Tinha algumas paixões: Jesus Cristo e a Igreja Metodista, a Romilda, a esposa, o filho Enoch Junior, os irmãos, sobrinhos, parentes  e a Associação Atlética Ponte Preta. Por ela dedicou boa parte de seus dias. Quando seu filho nasceu, teve dificuldades para acompanhar o crescimento. Por que? Movia mundos e fundos para organizar caravanas e que por coincidência saiam do Largo do Rosário, em frente a sua banca. O destino era onde fosse necessário: Jundiaí, Bragança Paulista, Limeira, São Paulo. Não descartava nada.

Tinha atitude idêntica com a família. Quantas vezes no final do ano a expectativa em Guarantã era pela chegada do Enoch? Todas as vezes. Sua alegria era aguardada. Lembro que em determinado Reveillon na década de 1980, quando ninguém mais dava como certa sua presença, Enoch surgiu. Às 0h30 do dia primeiro de janeiro. Deu benção para minha avó, celebrou com seus irmãos e saiu pela madrugada nas casas dos parentes em Guarantã. Voltou para casa da minha avó as 05h30 e dormiu na sala. Acordou, almoçou, tomou banho e às 15h30 foi embora para Campinas. “A banca tem que abrir amanhã, dia 02”, foi o argumento irrefutável.

Foi ali naquela banca que aprendi muita coisa sobre futebol e a vida. Homens simples e dotados de uma sabedoria das ruas paravam ali e davam aulas. Aulas de povo. Meu tio, como anfitrião carismático, atraia diversas pessoas ao local. Neguitinho, Amadeu, Zuza, Papai Noel… Personagens que davam uma moldura bonita e humana a uma Campinas que não existe mais.

Brasil de Oliveira, um dos jornalistas esportivos mais famosos do interior paulista, por anos e anos não deixava de passar para pegar material na banca; Bambuzinho fazia sorteios e estabelecia que a entrega do prêmio era ali, na banca. Era uma Campinas diferente. Humana, generosa, calorosa e cheia de amor. Com alegria.

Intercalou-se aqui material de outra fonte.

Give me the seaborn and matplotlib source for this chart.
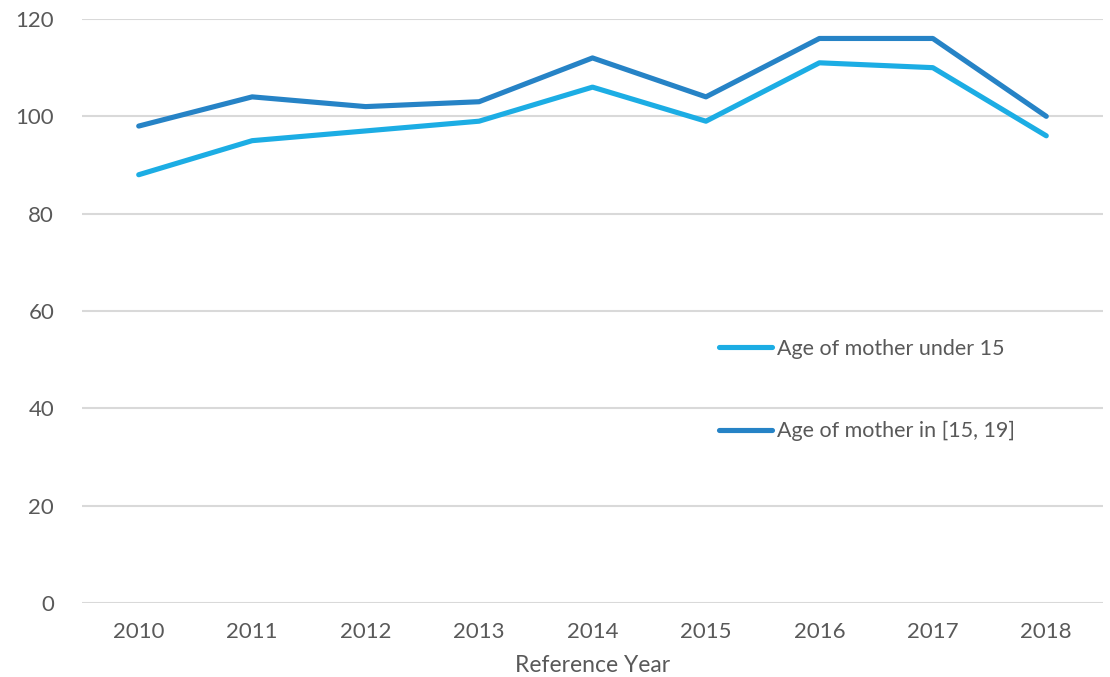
import pandas as pd
import matplotlib
matplotlib.use("Agg")
import matplotlib.pyplot as plt
import seaborn as sns

# Data
years = [2010, 2011, 2012, 2013, 2014, 2015, 2016, 2017, 2018]
under_15 = [88, 95, 97, 99, 106, 99, 111, 110, 96]
age_15_19 = [98, 104, 102, 103, 112, 104, 116, 116, 100]
series_names = ["Age of mother under 15", "Age of mother in [15, 19]"]
colors = ["#1cade4", "#2683c6"]

df = pd.concat([
    pd.DataFrame({"year": years, "value": under_15, "series": series_names[0]}),
    pd.DataFrame({"year": years, "value": age_15_19, "series": series_names[1]}),
])

sns.set_theme(style="white")
plt.rcParams["font.family"] = ["Lato", "DejaVu Sans"]
text_grey = "#595959"

fig = plt.figure(figsize=(11.1, 6.77), dpi=100)
ax = fig.add_axes([82 / 1110, 1 - 603 / 677, (1103 - 82) / 1110, (603 - 19) / 677])

sns.lineplot(data=df, x="year", y="value", hue="series", palette=colors,
             linewidth=3.7, ax=ax, solid_capstyle="round", solid_joinstyle="round")

ax.set_xlim(2009.5, 2018.5)
ax.set_ylim(0, 120)
ax.set_xticks(years)
ax.set_yticks(range(0, 121, 20))
ax.yaxis.grid(True, color="#d9d9d9", linewidth=1.5)
ax.set_axisbelow(True)
for s in ax.spines.values():
    s.set_visible(False)
ax.tick_params(axis="both", length=0, labelsize=16, colors=text_grey)
ax.tick_params(axis="x", pad=14)
ax.tick_params(axis="y", pad=20)
ax.set_ylabel("")
ax.set_xlabel("Reference Year", fontsize=16.5, color=text_grey, labelpad=9)

leg = ax.legend(loc="center left", bbox_to_anchor=(0.615, 0.365), frameon=False,
                fontsize=15.5, handlelength=2.5, handletextpad=0.2,
                labelspacing=2.9, borderaxespad=0)
for t in leg.get_texts():
    t.set_color(text_grey)

fig.savefig("out.png", dpi=100)
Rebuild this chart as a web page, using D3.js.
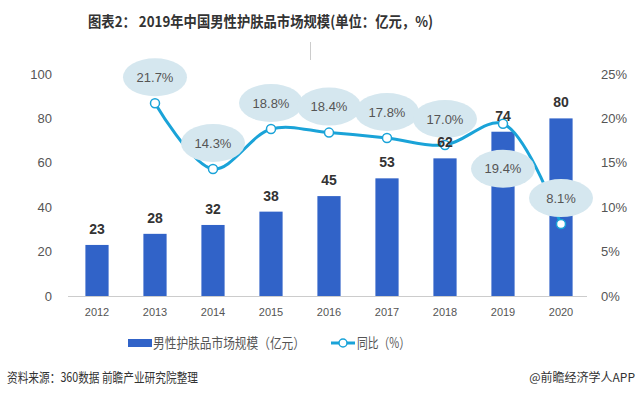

Hoje, dia 30 de agosto, sua trajetória na terra terminou. Meu coração e de toda família Aredes está dilacerado. Ao mesmo tempo, fico envergonhado de entrar em espiral de tristeza. Porque Enoch não tinha nada a ver com isso. Era alegria, otimismo, alto astral.

Está acolhido pelo pai celestial. Deixou saudades e um legado. Isso que importa. Descanse em paz, meu tio. Obrigado por tudo.